Michelin Guide Macau 2017

3 stars

Robuchon au Dôme
The Eight 

2 stars

Feng Wei Ju (NEW)
Golden Flower
Jade Dragon
Mizumi (NEW)
The Tasting Room 

1 star

Lai Heen (NEW)
8 1/2 Otto e Mezzo
Pearl Dragon (NEW)
The Golden Peacock
The Kitchen
Tim’s Kitchen
Wing Lei
Ying (NEW)
Zi Yat Heen

Some observations

The Peninsula – finally: Persistent rumours of a long-standing beef between the Guide and The Peninsula seems to have been put to rest this year, with the TST hotel’s Spring Moon picking up a much-deserved star. Maybe next year we’ll see the exquisite Gaddi’s make the cut, too.

Épure and VEA: These two restaurants were tipped for big things when they opened to bookend 2015. While VEA opened a little too late to be in with a shot last year, Épure was unlucky to miss out. It was something of an open secret in the industry that both were after stars, and they’ve been rewarded as they continue to push the boundaries of contemporary cuisine in Hong Kong. These are probably the best news stories of the Guide.

Amber: What does Richard Ekkebus have to do to get his third star? His Landmark restaurant has been at the forefront of Hong Kong’s dining scene for over a decade, and has been rightly recognised as one of the finest eateries in the world on S.Pellegrino’s list of the 50 Best. Michelin seems stubbornly insistent on keeping him locked at two stars. When will they recognise the huge impact he's had on our dining scene?

Ta Vie: Hideaki Sato continues to climb the ranks on the Michelin list. Last year he made his debut on the list after having been opened for only half a year. He’s up to two this year. Could number three be around the corner?

Spoon by Alain Ducasse: The French master’s formerly two-starred restaurant has fallen off the Michelin radar. After being downgraded last year from two to one, he’s out of the action altogether this year in a surprise result.

Yat Tung Heen: The biggest applause in the room was for this Cantonese diner in Jordan. The Wan Chai branch is a one-time star-holder, but the love never stretched to the outpost in Jordan. A continuing dedication to fine Cantonese cuisine has been recognised with the dining room’s first star.
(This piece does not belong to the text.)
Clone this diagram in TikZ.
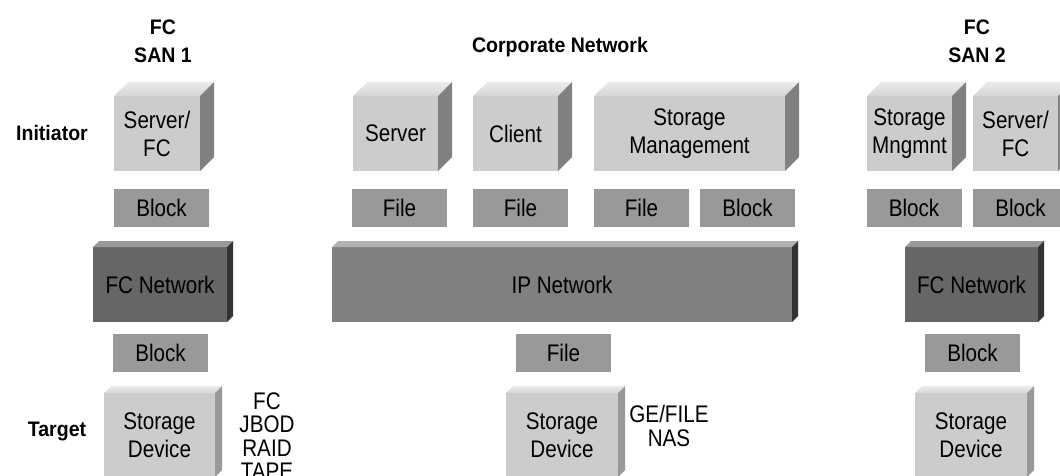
\documentclass[tikz,border=0pt]{standalone}
\usepackage{fontspec}
\setmainfont[FakeStretch=0.86]{Liberation Sans}
\newfontfamily\headfont[FakeStretch=0.93]{Liberation Sans}
\usetikzlibrary{calc}

\definecolor{unitfront}{HTML}{CCCCCC}
\definecolor{unittopback}{HTML}{EBEBEB}
\definecolor{unittopfront}{HTML}{D6D6D6}
\definecolor{unitside}{HTML}{808080}
\definecolor{storeside}{HTML}{999999}
\definecolor{tagfill}{HTML}{999999}
\definecolor{fcfront}{HTML}{666666}
\definecolor{fctop}{HTML}{999999}
\definecolor{fcside}{HTML}{333333}
\definecolor{ipfront}{HTML}{808080}
\definecolor{iptop}{HTML}{B2B2B2}
\definecolor{ipside}{HTML}{333333}

% top and right faces of an extruded box, attached to the front-face node #1
\newcommand\drawprism[4]{%
  \path[#3] (#1.north west) -- ++(#2,-#2) -- ($(#1.north east)+(#2,-#2)$)
            -- (#1.north east) -- cycle;
  \path[#4] (#1.north east) -- ++(#2,-#2) -- ($(#1.south east)+(#2,-#2)$)
            -- (#1.south east) -- cycle;}

\tikzset{
  every node/.style={font=\fontsize{24}{28}\selectfont, inner sep=0pt, outer sep=0pt},
  face/.style={draw=none, align=center},
  unit/.style={face, fill=unitfront, minimum height=75pt},
  store/.style={face, fill=unitfront, minimum height=84pt},
  tag/.style={face, fill=tagfill, minimum width=95pt, minimum height=38pt},
  fcnet/.style={face, fill=fcfront, minimum height=75pt},
  ipnet/.style={face, fill=ipfront, minimum height=75pt},
  unittop/.style={top color=unittopback, bottom color=unittopfront},
  unitsidef/.style={fill=unitside},
  storesidef/.style={fill=storeside},
  fctopf/.style={fill=fctop},
  fcsidef/.style={fill=fcside},
  iptopf/.style={fill=iptop},
  ipsidef/.style={fill=ipside},
  heading/.style={font=\headfont\bfseries\fontsize{21}{28}\selectfont, align=center},
  stack/.style={font=\fontsize{24}{23.5}\selectfont, align=center},
}

\begin{document}
\begin{tikzpicture}[x=1pt, y=-1pt]
\useasboundingbox (0,0) rectangle (1060,476);
\clip (0,0) rectangle (1060,476);

% headings and row labels
\node[heading] (sanA) at (163,41) {FC\\SAN 1};
\node[heading] (corp) at (560,47) {Corporate Network};
\node[heading] (sanC) at (977,41) {FC\\SAN 2};
\node[heading] (init) at (52,133) {Initiator};
\node[heading] (targ) at (57,431) {Target};

% initiators
\node[unit, minimum width=86pt] (srvA) at (157,133.5) {Server/\\FC};
\node[unit, minimum width=85pt] (srvB) at (395.5,133.5) {Server};
\node[unit, minimum width=85pt] (cli)  at (515.5,133.5) {Client};
\node[unit, minimum width=191pt] (stm) at (689.5,133.5) {Storage\\Management};
\node[unit, minimum width=85pt] (mng)  at (909.5,133.5) {Storage\\Mngmnt};
\node[unit, minimum width=85pt] (srvC) at (1015.5,133.5) {Server/\\FC};
\foreach \n in {srvA,srvB,cli,stm,mng,srvC}
  {\drawprism{\n}{14}{unittop}{unitsidef}}

% access protocol tags
\node[tag] (blkA) at (161.5,208) {Block};
\node[tag] (filB) at (399.5,208) {File};
\node[tag] (filC) at (520.5,208) {File};
\node[tag] (filD) at (641.5,208) {File};
\node[tag] (blkD) at (747.5,208) {Block};
\node[tag] (blkE) at (914,208) {Block};
\node[tag] (blkF) at (1020.5,208) {Block};

% networks
\node[fcnet, minimum width=134pt] (fcnA) at (160,284.5) {FC Network};
\node[ipnet, minimum width=460pt] (ipn)  at (562,284.5) {IP Network};
\node[fcnet, minimum width=133pt] (fcnC) at (971.5,284.5) {FC Network};
\drawprism{fcnA}{6}{fctopf}{fcsidef}
\drawprism{ipn}{6}{iptopf}{ipsidef}
\drawprism{fcnC}{6}{fctopf}{fcsidef}

% target protocol tags
\node[tag] (blkG) at (160.5,353) {Block};
\node[tag] (filH) at (563.5,353) {File};
\node[tag] (blkI) at (972.5,353) {Block};

% targets
\node[store, minimum width=111pt] (stoA) at (159.5,435) {Storage\\Device};
\node[store, minimum width=112pt] (stoB) at (562,435) {Storage\\Device};
\node[store, minimum width=112pt] (stoC) at (971,435) {Storage\\Device};
\foreach \n in {stoA,stoB,stoC}
  {\drawprism{\n}{7}{unittop}{storesidef}}

\node[stack] (kindA) at (267,436) {FC\\JBOD\\RAID\\TAPE};
\node[stack] (kindB) at (669,426) {GE/FILE\\NAS};
\end{tikzpicture}
\end{document}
Mandarin Oriental holds strong: While the surprise departure of mastermind Uwe Opocensky from his Mandarin Grill + Bar earlier this year could have seen the progressive restaurant take a dip (look to the fall from Michelin grace that Philippe Orrico's Upper Modern Bistro has experienced with its revolving door kitchen), the Michelin inspectors didn't seem to notice a thing, with the restaurant yet again holding its star. Opocensky has told Time Out that he has plans for an intimate, experimental dining room, so watch this space as far as more stars go for the Dutchman.

And while we're at it... Don't forget to pick up our sister publication, the annual WOM Guide. Now in its 12th year, it's the definitive list of what to eat in Hong Kong, written by Hongkongers, for Hongkongers. Look out for the orange-covered tome in all good bookstores soon!

Latest news


    The best things in life are free.

    Get our free newsletter – it’s great.

    Loading animation
    Déjà vu! We already have this email. Try another?

    🙌 Awesome, you're subscribed!

    Thanks for subscribing! Look out for your first newsletter in your inbox soon!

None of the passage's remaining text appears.